Sus ojos, cómo decirlo, eran potentes. Ése fue el adjetivo que se me ocurrió entonces, un adjetivo que evidentemente no ahondaba en la impresión real que sus ojos dejaban en el aire, en la frente de quien le sostuviera la mirada, una especie de dolor entre las cejas, pero no encuentro otro que sirva mejor a mis propósitos. Si su cuerpo tendía, como ya he dicho, a una redondez que los años acabarían concediéndole con rotundidad, sus ojos tendían hacia lo afilado, lo afilado en movimiento.

Mi amigo me lo presentó con no disimulada alegría. Se llamaba José Ramírez. Le tendí la mano (no sé por qué, no soy dado a estos formalismos, al menos no en un bar y de noche) y él vaciló antes de darme la suya. Cuando se la estreché mi sorpresa fue mayúscula. Su diestra, que esperaba suave y vacilante como la de cualquier adolescente, exhibía al tacto una acumulación de callosidades que le daba una apariencia de hierro, una mano no demasiado grande, de hecho, ahora que lo pienso, ahora que vuelvo a aquella noche en los suburbios de Irapuato, lo que aparece ante mis ojos es una mano pequeña, una mano pequeña rodeada u orlada por los exiguos resplandores del bar, una mano que surge de un lugar desconocido, como el tentáculo de una tormenta, pero dura, durísima, una mano forjada en el taller de un herrero.

Mi amigo sonreía. Por primera vez en aquel día le vi en el rostro un atisbo de felicidad, como si la presencia tangible (con su figura redonda, sus ojos afilados y sus manos duras) de José Ramírez ahuyentara la culpa de la india con el cáncer en la boca, el malestar recurrente que el recuerdo del pintor Cavernas le provocaba. Como si adivinara la pregunta que estaba tentado de hacer y que sin embargo por una elemental cuestión de educación no haría, mi amigo dijo que había conocido a José Ramírez de forma profesional.

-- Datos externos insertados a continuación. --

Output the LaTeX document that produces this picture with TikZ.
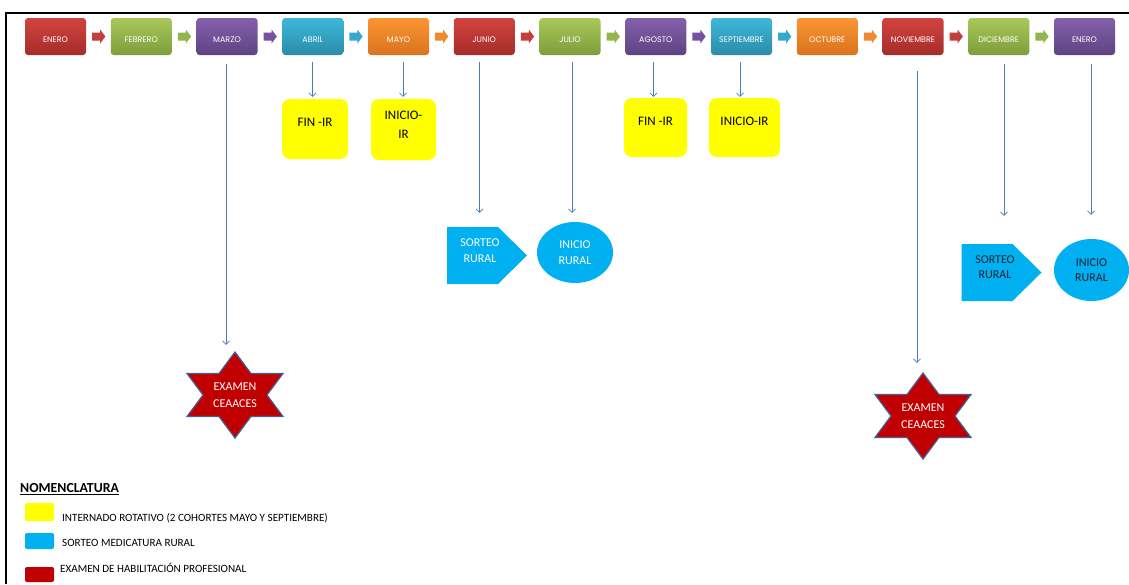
\documentclass[tikz,border=0pt]{standalone}
\usepackage{fontspec}
\setmainfont{Carlito}
\newfontfamily\monthfont{Poppins}
\usetikzlibrary{arrows.meta,calc,shapes.geometric}
\definecolor{redT}{HTML}{D2443F}\definecolor{redB}{HTML}{A52C2A}\definecolor{redM}{HTML}{C0403D}
\definecolor{greenT}{HTML}{A8C95A}\definecolor{greenB}{HTML}{7E9D3C}\definecolor{greenM}{HTML}{93B64C}
\definecolor{purpleT}{HTML}{8460AC}\definecolor{purpleB}{HTML}{5E4382}\definecolor{purpleM}{HTML}{7452A0}
\definecolor{blueT}{HTML}{3EB7D9}\definecolor{blueB}{HTML}{2B8CA9}\definecolor{blueM}{HTML}{35A9CB}
\definecolor{orangeT}{HTML}{FC9532}\definecolor{orangeB}{HTML}{D9731F}\definecolor{orangeM}{HTML}{F08A2C}
\definecolor{connblue}{HTML}{4A7EBB}
\definecolor{yellowbox}{HTML}{FFFF00}
\definecolor{sky}{HTML}{00B0F0}
\definecolor{exred}{HTML}{C00000}
\definecolor{starborder}{HTML}{41619A}
\definecolor{darktext}{HTML}{1A2233}
\tikzset{
  monthbox/.style={rounded corners=3pt, minimum width=61pt, minimum height=37pt, inner sep=0pt},
  monthtext/.style={text=white, inner sep=0pt, font=\monthfont\fontsize{8}{8}\selectfont},
  chev/.style={fill=#1M},
  conn/.style={draw=connblue, line width=0.7pt, -{Straight Barb[length=3.5pt,width=7pt]}},
  ybox/.style={fill=yellowbox, rounded corners=8pt, inner sep=0pt},
  ytext/.style={align=center, font=\fontsize{13}{18.5}\selectfont},
  shapebox/.style={inner sep=0pt, minimum width=80pt, minimum height=57pt,
    path picture={\fill[sky] (path picture bounding box.north west)
      -- ([xshift=-29pt]path picture bounding box.north east)
      -- ($(path picture bounding box.north east)!0.5!(path picture bounding box.south east)$)
      -- ([xshift=-29pt]path picture bounding box.south east)
      -- (path picture bounding box.south west) -- cycle;}},
  rtext/.style={align=center, font=\fontsize{12}{15.7}\selectfont},
  rural/.style={ellipse, fill=sky, inner sep=0pt, align=center, font=\fontsize{12}{15.7}\selectfont},
  starfill/.style={fill=exred, draw=starborder, line width=1.2pt, line join=miter},
  extext/.style={align=center, text=white, inner sep=0pt, minimum width=96pt, minimum height=86pt,
    font=\fontsize{12}{16.5}\selectfont},
  swatch/.style={rounded corners=2pt, inner sep=0pt, minimum width=29pt},
  legtext/.style={anchor=west, inner sep=0pt, font=\fontsize{11.1}{12}\selectfont},
}
\newcommand{\hexstar}[1]{%
  \path[starfill] (#1) ++(0,-43) -- ++(16,21.5) -- ++(32,0) -- ++(-16,21.5) -- ++(16,21.5)
    -- ++(-32,0) -- ++(-16,21.5) -- ++(-16,-21.5) -- ++(-32,0) -- ++(16,-21.5) -- ++(-16,-21.5)
    -- ++(32,0) -- cycle;}
\begin{document}
\begin{tikzpicture}[x=1pt,y=-1pt]
\useasboundingbox (0,0) rectangle (1129,584);
\fill[white] (0,0) rectangle (1129,584);
\draw[line width=1.6pt] (1129,13) -- (6,13) -- (6,584);

% months
\foreach \i/\n/\col in {0/ENERO/red,1/FEBRERO/green,2/MARZO/purple,3/ABRIL/blue,4/MAYO/orange,
  5/JUNIO/red,6/JULIO/green,7/AGOSTO/purple,8/SEPTIEMBRE/blue,9/OCTUBRE/orange,
  10/NOVIEMBRE/red,11/DICIEMBRE/green,12/ENERO/purple}{
  \node[monthbox, top color=\col T, bottom color=\col B] (m\i) at ({55.5+85.75*\i},36.5) {};
  \node[monthtext] (mt\i) at ([yshift=-3.5pt]m\i.center) {\n};
}

% chevrons
\foreach \i/\col in {0/red,1/green,2/purple,3/blue,4/orange,5/red,6/green,7/purple,8/blue,9/orange,10/red,11/green}{
  \pgfmathtruncatemacro\j{\i+1}
  \coordinate (ch\i) at ($(m\i.east)!0.5!(m\j.west)$);
  \fill[chev=\col] (ch\i) ++(-6.3,-4) -- ++(8,0) -- ++(0,-3) -- ++(5.3,7) -- ++(-5.3,7)
     -- ++(0,-3) -- ++(-8,0) -- cycle;
}

% yellow boxes
\node[ybox, minimum width=66pt, minimum height=60pt] (fin1) at (315,129) {};
\node[ytext] at ([yshift=7pt]fin1.center) {FIN -IR};
\node[ybox, minimum width=65pt, minimum height=61pt] (ini1) at (403.5,129.5) {};
\node[ytext] at ([yshift=4.5pt]ini1.center) {INICIO-\\IR};
\node[ybox, minimum width=63pt, minimum height=59pt] (fin2) at (655.5,127.5) {};
\node[ytext] at ([yshift=6pt]fin2.center) {FIN -IR};
\node[ybox, minimum width=71pt, minimum height=59pt] (ini2) at (744.5,127.5) {};
\node[ytext] at ([yshift=6.5pt]ini2.center) {INICIO-IR};

% sorteo shapes
\node[shapebox] (sr1) at (487,255.5) {};
\node[rtext, text=white] at (480,250.5) {SORTEO\\RURAL};
\node[shapebox] (sr2) at (1001.5,272.5) {};
\node[rtext, text=darktext] at (995,267) {SORTEO\\RURAL};

% inicio rural
\node[rural, text=white, minimum width=76pt, minimum height=61pt] (ir1) at (575,252.5) {INICIO\\RURAL};
\node[rural, text=darktext, minimum width=75pt, minimum height=62pt] (ir2) at (1091.5,270) {INICIO\\RURAL};

% stars
\coordinate (c1) at (235,395);
\hexstar{c1}
\node[extext] (ex1) at (c1) {EXAMEN\\CEAACES};
\coordinate (c2) at (923,416);
\hexstar{c2}
\node[extext] (ex2) at (c2) {EXAMEN\\CEAACES};

% connectors
\coordinate (s3) at (226,64);
\coordinate (s4) at (312.5,62);
\coordinate (s5) at (403,62);
\coordinate (s6) at (479.5,62);
\coordinate (s7) at (572,62);
\coordinate (s9) at (653.5,62);
\coordinate (s10) at (740,62);
\coordinate (s12) at (917,71);
\coordinate (s13) at (1004,64);
\coordinate (s14) at (1091,64);
\draw[conn, shorten >=7pt] (s3) -- (s3 |- ex1.north);
\draw[conn, shorten >=2pt] (s4) -- (s4 |- fin1.north);
\draw[conn, shorten >=2pt] (s5) -- (s5 |- ini1.north);
\draw[conn, shorten >=14pt] (s6) -- (s6 |- sr1.north);
\draw[conn, shorten >=9pt] (s7) -- (s7 |- ir1.north);
\draw[conn, shorten >=1pt] (s9) -- (s9 |- fin2.north);
\draw[conn, shorten >=1pt] (s10) -- (s10 |- ini2.north);
\draw[conn, shorten >=10pt] (s12) -- (s12 |- ex2.north);
\draw[conn, shorten >=28pt] (s13) -- (s13 |- sr2.north);
\draw[conn, shorten >=24pt] (s14) -- (s14 |- ir2.north);

% legend
\node[anchor=west, inner sep=0pt, font=\bfseries\fontsize{13.8}{15}\selectfont] (nom) at (20,489) {\underline{NOMENCLATURA}};
\node[swatch, fill=yellowbox, minimum height=18pt] (lg1) at (39.5,512) {};
\node[legtext] (lt1) at (62,518) {INTERNADO ROTATIVO (2 COHORTES MAYO Y SEPTIEMBRE)};
\node[swatch, fill=sky, minimum height=16pt] (lg2) at (39.5,541) {};
\node[legtext] (lt2) at (62,543) {SORTEO MEDICATURA RURAL};
\node[swatch, fill=exred, minimum height=15pt] (lg3) at (39.5,574.5) {};
\node[legtext] (lt3) at (60,568) {EXAMEN DE HABILITACIÓN PROFESIONAL};
\end{tikzpicture}
\end{document}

Tardé en entender que se refería a su consulta odontológica. Gratis, dijo entonces el muchacho, con una voz que, como sus manos y sus ojos, también se desdecía del resto de su cuerpo. En la consulta de la cooperativa, dijo mi amigo. Le empasté siete muelas, un trabajo fino. José Ramírez asintió y bajó los ojos. Fue como si de nuevo se transformara en lo que de verdad era, un muchacho de dieciséis años. Recuerdo que después pedimos más bebidas y que José Ramírez se comió un plato de chilaquiles (no quiso comer nada más aunque mi amigo insistió en que pidiera lo que quisiera, que él invitaba).

Durante todo el rato que aún permanecimos en la fonda la conversación se mantuvo entre ellos dos y yo me quedé al margen. A veces oía sus palabras: hablaban de arte, es decir mi amigo había retomado la historia de Cavernas, que mezclaba arbitrariamente con la india muerta en una cama de hospital, en medio de dolores espantosos, o tal vez no, tal vez había sido anestesiada, tal vez alguien le aplicaba morfina regularmente, pero la imagen era ésa, la india, apenas un bulto minúsculo, abandonada en una cama de hospital en Irapuato, y la risa de Cavernas y sus grabados que colgaban perfectamente enmarcados en la sala del dentista, una sala, y por ende una casa, que el joven Ramírez había visitado, según deduje de las palabras de mi amigo, y donde había visto los grabados de Cavernas, las joyas de su pinacoteca particular, y le habían gustado.